## B—What is automaticity? and Why is it important?

Automaticity is the third stage of learning. (Buckle up. We need to review a bit of Ed. Theory here. Ed who? No, Education Theory. Don’t worry, it won’t be painful and it is really quite smart and interesting.)

Here’s an illustrated video explanation instead.  This Marine Corps band demonstrates automaticity.

First we learn facts to the level of accuracy — we can do them correctly if we take our time and concentrate.

Second we learn facts to the level of fluency.  Next, if we continue practicing, we can develop fluency. Then we can go quickly without making mistakes.

Third we can learn facts to the level of automaticity.  Finally, after fluency, if we keep practicing we can develop automaticity. Automaticity is when we can go quickly without errors and without much conscious attention. We can perform other tasks at the same time and still perform quickly and accurately. Automaticity with math facts means we can answer any math fact instantly and without having to stop and think about it. In fact, one good description of automaticity is that it is “obligatory” — you can’t help but do it. Students who are automatic in decoding can’t help but read a word if you hold it up in front of them. Similarly students who are automatic with their math facts can’t help but think of the answer to a math fact when they say the problem to themselves. (See, that didn’t hurt much huh?)

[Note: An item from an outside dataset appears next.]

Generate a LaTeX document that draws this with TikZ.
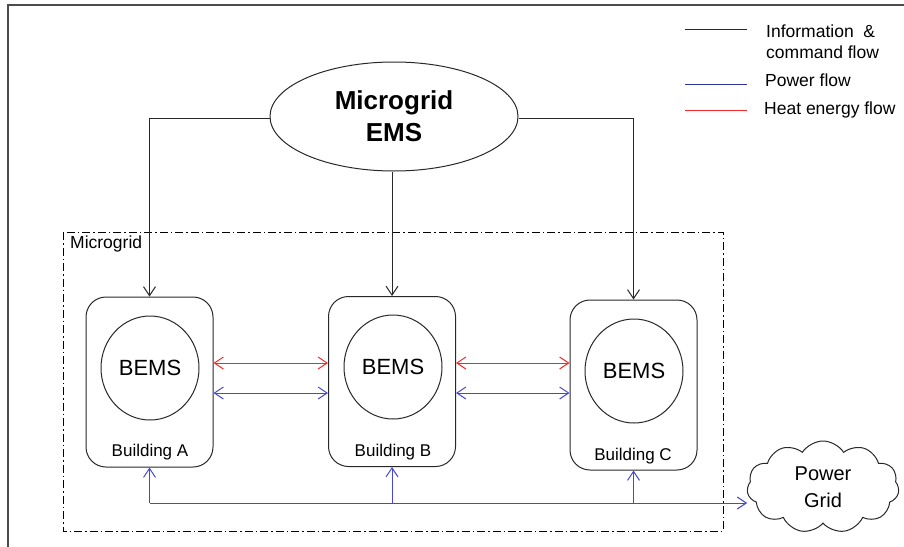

Automaticity with math facts is important because the whole point of learning math facts is to use them in the service of higher and more complex math problems. We want students to be thinking about the complex process, the problem-solving or the multi-step algorithm they are learning — not having to stop and ponder the answer to simple math facts. (Taking off their shoes and socks to count toes is a good indication that perhaps automaticity is not present!) So not only do we want them accurate and fast (fluent) but we also want them to be thinking about other things at the same time (automaticity). One characteristic of students who lack automaticity in math facts is that their math work is full of simple, easy-to-fix errors. We used to call these “careless errors.” But these errors stem from not knowing math facts to automaticity — the student can either focus on getting the facts correct or on getting the procedures correct — but cannot focus on both at the same time. So helping students learn math facts to automaticity will improve their ability to learn and retain higher order math skills— because they won’t be distracted by trying to remember math facts.